В искусстве, продукте искусственном по определению, должно быть, существует закон сохранения условности, подобный закону сохранения материи. Условность вымышленного героя мучила Битова, раздражала невозможностью без посредника творчески самоопределиться в жизни, литературно осознать жизнь, живя своей, а не сочиняя чужую. Жизненный путь долог, мучителен, преткновенен. Битов не ставил перед собой прустовскую задачу – вернуть утраченное время, ставил чисто русскую – разобраться со смыслом проживаемых лет, им проживаемых и страной. Сколько же понадобилось бы заездить одоевцевых – монаховых, лобышевых – карамышевых на опытном полигоне вымысла, чтобы «мысль разрешить»! И Битов отказался от этого каннибализма. Героя Живущего он поместил внутри себя, Автора Пишущего, он самолично вышел на передовую. И тут же, избавившись от условности персонажа, сотканного одной лишь фантазией, впал в новую: резко обозначенное Я и ОН раздвоило протагониста обновленного повествования, смутив многие читательские умы. Чтобы ничего не выдумывать, пришлось прибегнуть к столь очевидной выдумке. Впрочем, она совсем не механична и богата смыслами.

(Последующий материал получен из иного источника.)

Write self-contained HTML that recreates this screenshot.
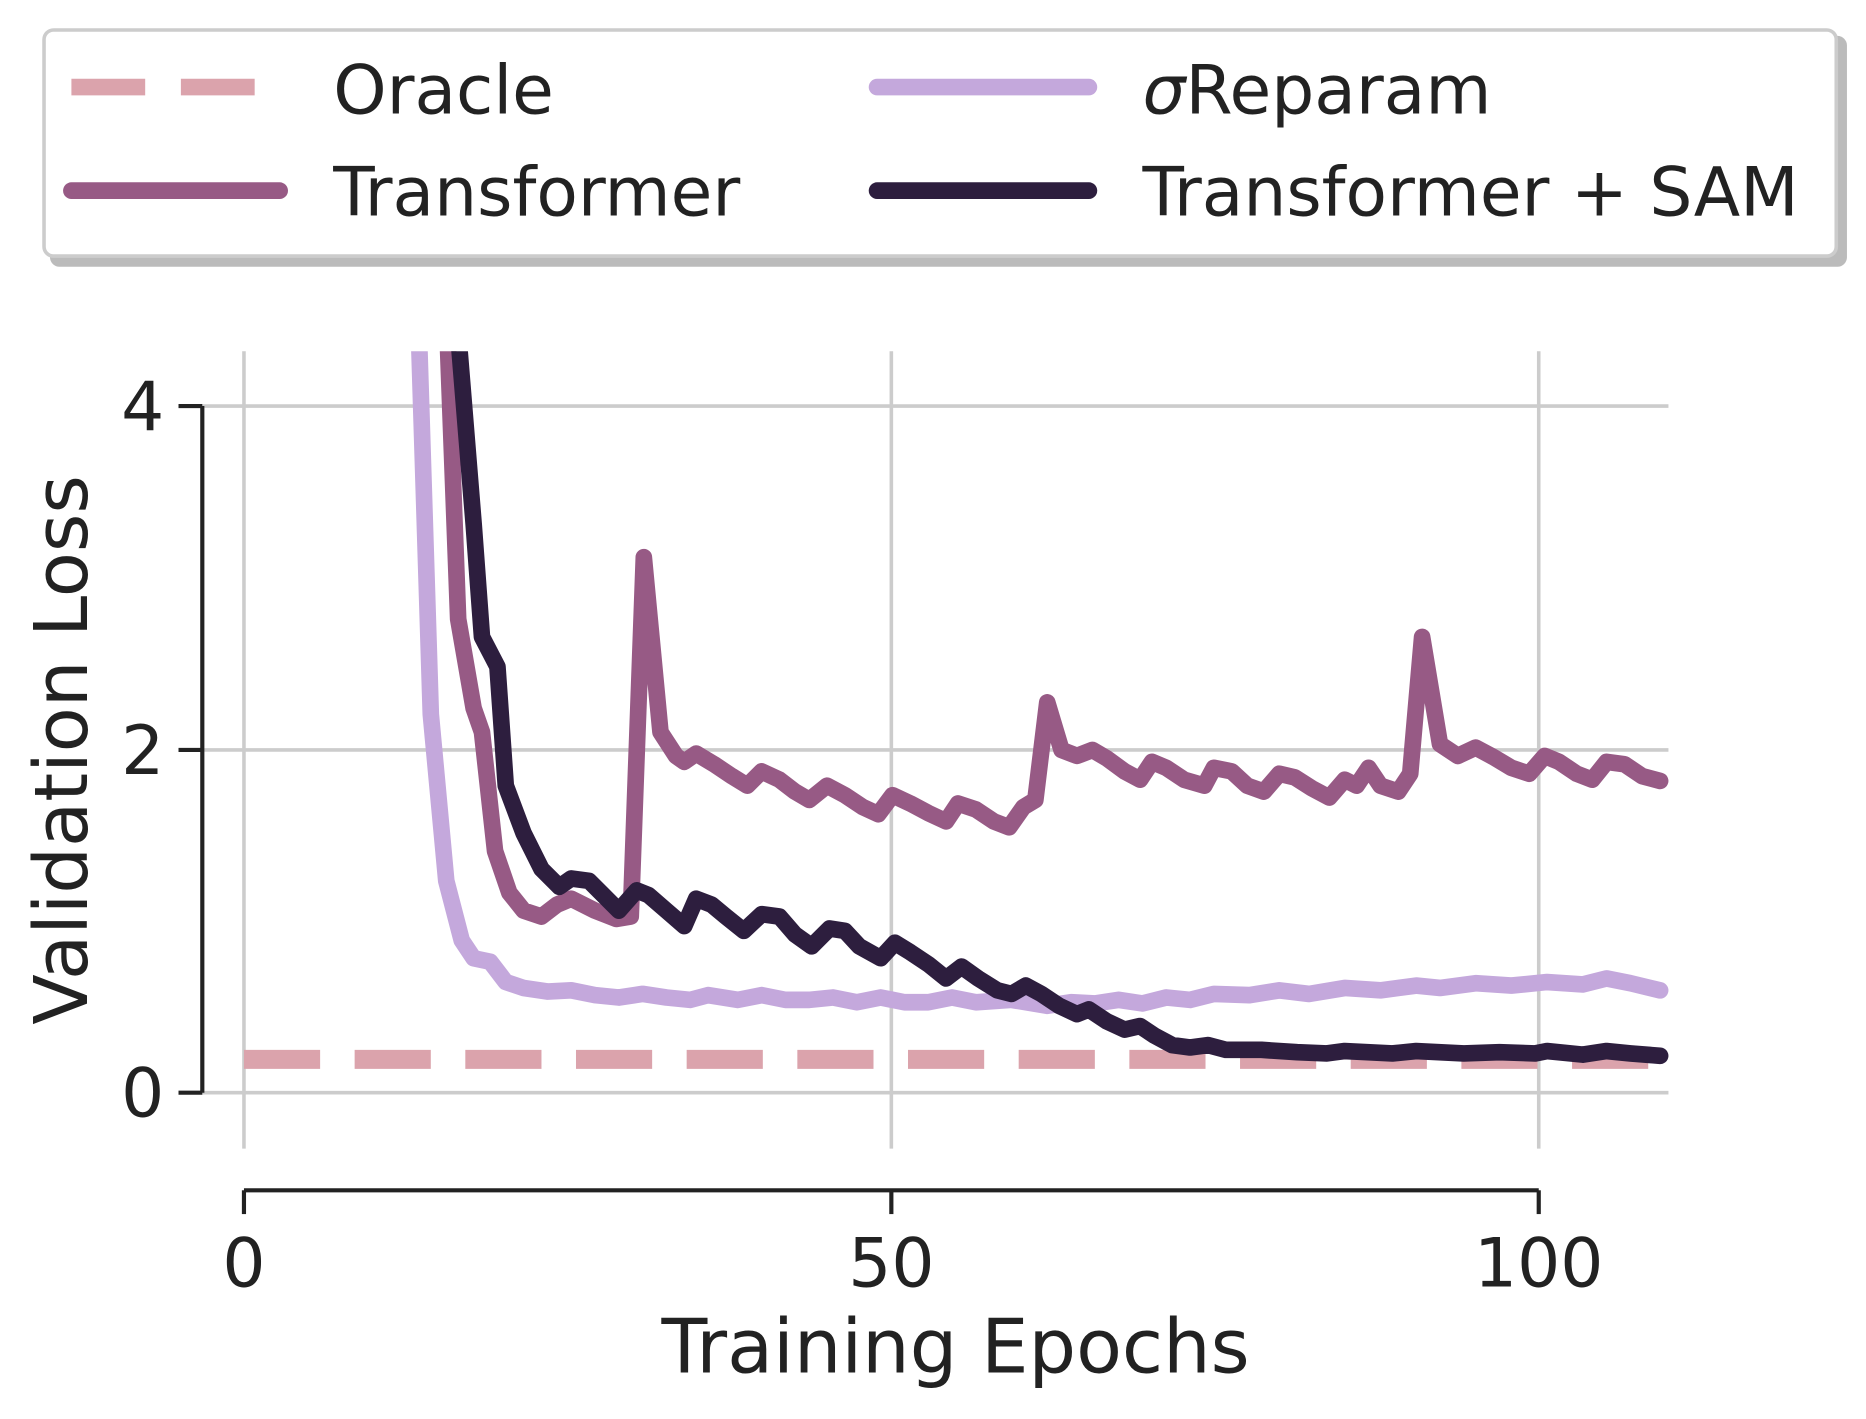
<!DOCTYPE html>
<html><head><style>html,body{margin:0;padding:0;background:#fff}svg{display:block}</style></head><body>
<svg width="1866" height="1419" viewBox="0 0 1568 1192" xmlns="http://www.w3.org/2000/svg" font-family="'DejaVu Sans','Liberation Sans',sans-serif" fill="#222">
<rect x="42" y="30" width="1510" height="194" rx="8" fill="#bbb"/>
<rect x="37" y="25" width="1506" height="190" rx="8" fill="#fff" stroke="#ccc" stroke-width="3"/>
<line x1="60" y1="73" x2="220" y2="73" stroke="#dba3ac" stroke-width="14" stroke-dasharray="62,30"/>
<text x="280" y="95" font-size="57">Oracle</text>
<line x1="60" y1="160" x2="235" y2="160" stroke="#975a85" stroke-width="14" stroke-linecap="round"/>
<text x="280" y="181" font-size="57">Transformer</text>
<line x1="737" y1="73" x2="915" y2="73" stroke="#c4a8dc" stroke-width="14" stroke-linecap="round"/>
<text x="960" y="95" font-size="57"><tspan font-style="italic">σ</tspan>Reparam</text>
<line x1="737" y1="160" x2="915" y2="160" stroke="#2d1e3e" stroke-width="14" stroke-linecap="round"/>
<text x="960" y="181" font-size="57">Transformer + SAM</text>
<g stroke="#cccccc" stroke-width="3">
<line x1="205" y1="295" x2="205" y2="965"/><line x1="749" y1="295" x2="749" y2="965"/><line x1="1293" y1="295" x2="1293" y2="965"/>
<line x1="170" y1="341" x2="1402" y2="341"/><line x1="170" y1="630" x2="1402" y2="630"/><line x1="170" y1="918" x2="1402" y2="918"/>
</g>
<g stroke="#222" stroke-width="3.5">
<line x1="170" y1="341" x2="170" y2="918"/><line x1="150" y1="341" x2="170" y2="341"/><line x1="150" y1="630" x2="170" y2="630"/><line x1="150" y1="918" x2="170" y2="918"/>
<line x1="205" y1="1000" x2="1293" y2="1000"/><line x1="205" y1="1000" x2="205" y2="1020"/><line x1="749" y1="1000" x2="749" y2="1020"/><line x1="1293" y1="1000" x2="1293" y2="1020"/>
</g>
<g font-size="57" text-anchor="end"><text x="138" y="361">4</text><text x="138" y="650">2</text><text x="138" y="938">0</text></g>
<g font-size="57" text-anchor="middle"><text x="205" y="1081">0</text><text x="749" y="1081">50</text><text x="1293" y="1081">100</text></g>
<text x="803" y="1153" font-size="63" text-anchor="middle">Training Epochs</text>
<text transform="translate(73,630) rotate(-90)" font-size="62" text-anchor="middle">Validation Loss</text>
<svg x="170" y="295" width="1240" height="700" viewBox="170 295 1240 700" overflow="hidden">
<line x1="205" y1="890" x2="1395" y2="890" stroke="#dba3ac" stroke-width="16" stroke-dasharray="64,29"/>
<polyline fill="none" stroke="#c4a8dc" stroke-width="14" stroke-linejoin="round" stroke-linecap="round" points="352,280 362,600 375,740 388,790 398,805 412,808 425,825 440,830 460,833 480,832 500,836 520,838 540,835 560,838 580,840 595,836 620,840 640,836 660,840 680,840 700,838 720,842 740,838 760,842 780,842 800,838 820,842 850,840 880,845 900,842 920,843 940,840 960,843 980,838 1000,840 1020,835 1050,836 1075,832 1100,835 1130,830 1160,832 1190,828 1210,830 1240,826 1270,828 1300,825 1330,827 1350,822 1370,826 1395,832"/>
<polyline fill="none" stroke="#975a85" stroke-width="14" stroke-linejoin="round" stroke-linecap="round" points="376,280 385,520 398,595 405,615 416,715 428,750 440,765 455,770 468,760 480,755 500,765 518,772 530,770 541,468 555,615 568,635 575,640 585,633 600,642 615,652 628,660 640,648 655,655 668,665 680,672 695,660 710,668 725,678 738,684 750,668 765,675 780,683 795,690 805,675 820,680 835,690 848,695 860,678 870,672 880,590 892,630 905,635 918,630 930,637 945,648 958,655 968,640 980,645 995,655 1012,660 1020,645 1035,648 1048,660 1062,665 1075,650 1088,653 1102,662 1117,670 1130,655 1140,660 1150,645 1160,660 1175,665 1185,650 1195,535 1210,625 1225,635 1240,628 1255,636 1270,645 1285,650 1298,635 1310,640 1325,650 1338,655 1350,640 1365,642 1380,652 1395,656"/>
<polyline fill="none" stroke="#2d1e3e" stroke-width="14" stroke-linejoin="round" stroke-linecap="round" points="385,280 398,440 405,535 418,560 425,660 440,700 455,730 470,745 480,738 495,740 510,755 520,765 535,748 545,752 560,765 575,778 585,755 598,760 610,770 625,782 640,768 655,770 668,785 682,795 697,780 710,782 722,795 740,805 752,792 765,800 780,810 795,822 808,812 822,822 838,832 850,835 862,828 875,835 890,845 905,852 915,848 930,858 945,865 958,862 970,870 985,878 1000,880 1015,878 1030,882 1060,882 1090,884 1115,885 1130,883 1170,885 1190,883 1230,885 1260,884 1290,885 1300,883 1330,886 1350,883 1370,885 1395,887"/>
</svg>
</svg>
</body></html>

«В этом сочинении ничего не придумано, кроме автора» – такой фразой предварено «Ожидание обезьян». Как всегда, Битов дотошно правдив: автор, ставший героем, даже компанией героев, конечно «придуман», то есть создан, воссоздан. Но все-таки – не вымышлен. В нас сохраняется уверенность, что и живущий, и пишущий эти вот страницы – одно лицо, как бы оно ни раздваивалось, что слово отныне отвечает за поступок, а поступок – за слово, ибо и то и другое исходит от единой личности.
Решение готовилось долго, годами, а вовсе не заскочило в ближайший к нам по времени битовский текст из усталой головы и растратившегося воображения.
Вот Битов в «Пушкинском доме» бьется над «парадоксом»: по его словам, «о себе-то как раз писатель-то и не может написать. Приближение героя к себе – лишь оптический обман: края пропасти сближаются, но сама она углубляется». Разве здесь не остается всего лишь полшага до предпринятого четверть века спустя маневра: «сблизить края» настолько, чтобы пропасть превратилась в глубоко интимную трещину между Я и ОН? Вот в приложении к тому же роману, писанном вслед основному тексту, – в «Ахиллесе и черепахе» (где та же дилемма невозможного сближения между героем и автором иллюстрируется известным парадоксом Зенона) – писатель рассказывает о странном сне, когда удалось увидеть СЕБЯ как ЕГО: «… я-он вошел… “Так вот я какой? именно таким меня видят другие?” – я ревниво взглядывал на себя, как на соперницу… “Он-я” прошелся по комнате… “Ну?” – сказал он с усмешкой. “Ты извини, что я на тебя так смотрю, но это ведь понятно”, – сказал я… “О чем ты еще хочешь меня спросить?”… “Да вот как жить дальше?” “А так же”, – гениально ответил он». Ну не страничка ли это из «Ожидания обезьян», чудом перелетевшая в прошлое через два десятилетия? Даже шкодливо-авантюрный характер ЕГО, смущающий рефлектера Я, предвосхищен в «гениальном» ответе на робкий вопрос. К этому присовокупим одно из «путешествий» – «Азарт», недаром оказавшееся зародышем так и не написанного романа, то есть уже не вполне «путешествием», а скорее первой попыткой «странствия». Там у «автора»
… Итак, автор и герой, ставший ему близким, как собственная плоть и кровь, наконец уравнялись в правах; автор больше не нависает над героем, не препарирует его и за ним не подглядывает. Ахиллес догнал черепаху, и между ними как равными сторонами идет честная и открытая пря, даже борьба за свеженькие курортные штаны. Не морочат ли нам все-таки голову? Нет, дело обстоит куда как серьезно.